Riccardo Burchielli revient pour les 2 derniers épisodes, avec une direction d'acteurs un plus dramatique, et une sensation plus organique pour les personnages et les décors. Matty Roth mène à bien son enquête qui lui a permis de se faire une idée claire de la réalité des faits et des responsabilités, et le jugement est rendu, ne faisant qu'empirer la situation. Dans une interview, Brian Wood a indiqué que cette histoire lui a été inspirée par la façon dont ont été traités les militaires responsables du massacre d'Haditha le 19 novembre 2005, une ville de la province irakienne d'Al-Anbar, durant la guerre d'Irak. Le récit s'avère beaucoup plus ambitieux que de dénoncer une forme de complaisance vis-à-vis de l'armée. D'un côté, la vérité reconstituée par Matty Roth s'avère d'une portée très limitée, ne changeant rien à la situation. De l'autre côté, le procès des militaires met en évidence leur compétence professionnelle réelle : leur métier est de faire régner l'ordre par la force, ce qui constitue une dynamique systémique s'imposant aux individus, conditionnant leurs comportements. Le récit devient encore plus noir et terrifiant quand la population de Manhattan laisse s'exprimer l'intensité de son ressentiment en massacrant un bouc émissaire dans une violence aveugle et injuste qui soulève le cœur.

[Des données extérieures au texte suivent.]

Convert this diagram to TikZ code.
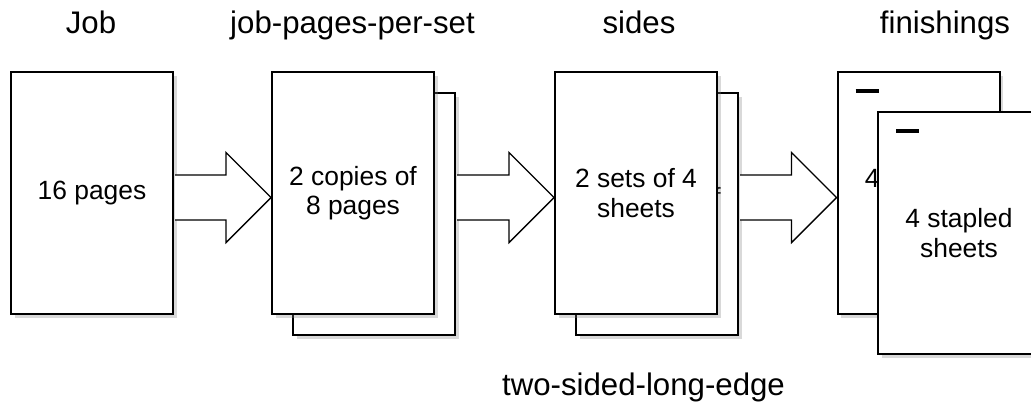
\documentclass[tikz,border=0pt]{standalone}
\usepackage{fontspec}
\setmainfont{Liberation Sans}
\usetikzlibrary{shadows,calc}

\tikzset{
    sheet/.style={
        draw,line width=1pt,fill=white,
        minimum width=81pt,minimum height=121pt,
        align=center,font=\fontsize{13.2}{14.8}\selectfont,
        drop shadow={shadow xshift=1.8pt,shadow yshift=-1.8pt,opacity=.3}
    },
    heading/.style={font=\fontsize{15.6}{18}\selectfont,anchor=base},
    fat arrow/.style={draw,line width=.7pt,fill=white,line join=miter},
    staple/.style={line width=1.6pt}
}

% block arrow from the right side of #1 to the left side of #2
\newcommand{\fatarrow}[2]{%
    \draw[fat arrow] let \p1=(#1.east), \p2=(#2.west) in
        ({\x1+.5pt},{\y2-13.5pt}) -- ({\x2-22.5pt},{\y2-13.5pt})
        -- ({\x2-22.5pt},{\y2-24.75pt}) -- (\x2,{\y2-2.25pt})
        -- ({\x2-22.5pt},{\y2+20.25pt}) -- ({\x2-22.5pt},{\y2+9pt})
        -- ({\x1+.5pt},{\y2+9pt});
}

\begin{document}
\begin{tikzpicture}[x=.5pt,y=-.5pt]
    \clip (0,0) rectangle (1031,404);

    % job
    \node[sheet] (b1) at (92,193) {16 pages};

    % job-pages-per-set
    \node[sheet] (b2back) at (374,214) {};
    \node[sheet] (b2) at (353,193) {2 copies of\\8 pages};

    % sides
    \node[sheet] (b3back) at (657,214) {2 copies of\\8 pages};
    \node[sheet] (b3) at (636,193) {2 sets of 4\\sheets};

    % finishings
    \node[sheet] (b4back) at (918.5,193) {4 stapled\\sheets};
    \draw[staple] ($(b4back.north west)+(19,20)$) -- ++(23,0);
    \node[sheet] (b4) at (959,233) {4 stapled\\sheets};
    \draw[staple] ($(b4.north west)+(19,20)$) -- ++(23,0);

    \fatarrow{b1}{b2}
    \fatarrow{b2back}{b3}
    \fatarrow{b3back}{b4back}

    \node[heading] (lJob) at (91,33) {Job};
    \node[heading] (lSet) at (352.5,33) {job-pages-per-set};
    \node[heading] (lSides) at (639,33) {sides};
    \node[heading] (lFinish) at (945,33) {finishings};
    \node[heading] (lEdge) at (643.5,395) {two-sided-long-edge};
\end{tikzpicture}
\end{document}
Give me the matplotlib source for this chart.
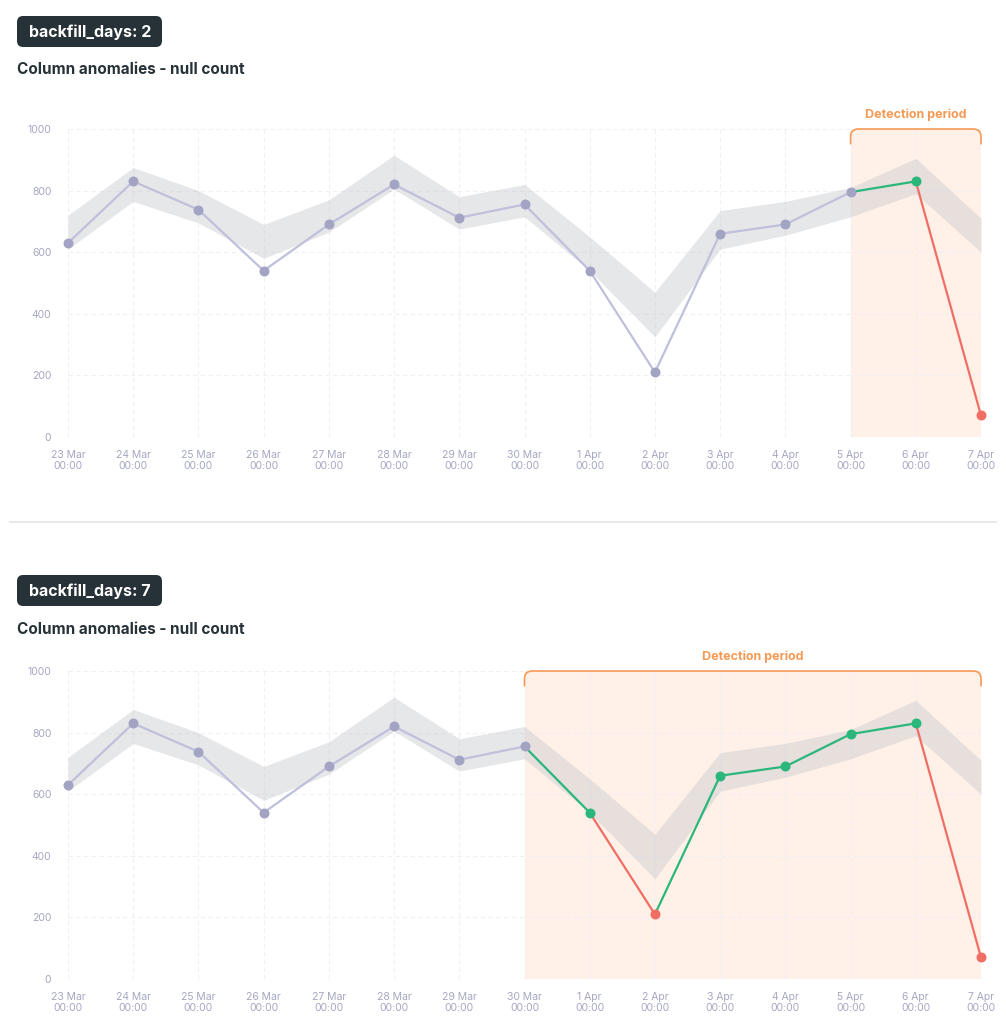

À nouveau, Brian Wood utilise le principe de Manhattan comme zone démilitarisée pour donner à voir la réalité de l'occupation d'un territoire par une armée, sous un angle original qui met en lumière le traitement des populations pacifiées. Nathan Fox se révèle un artiste d'une sensibilité incroyable pour montrer la tension et les conflits psychiques d'un individu, ainsi que le caractère irréel d'une situation impossible à anticiper. Les autres artistes se montrent tout aussi convaincant, chacun à leur manière, pour une narration visuelle à la fois descriptive, et dégageant une puissance émotionnelle d'une rare justesse. Brian Wood mène son récit bien plus loin qu'un simple La guerre c'est mal, se livrant à une analyse psychologique et systémique intelligente, pertinente et très humaine.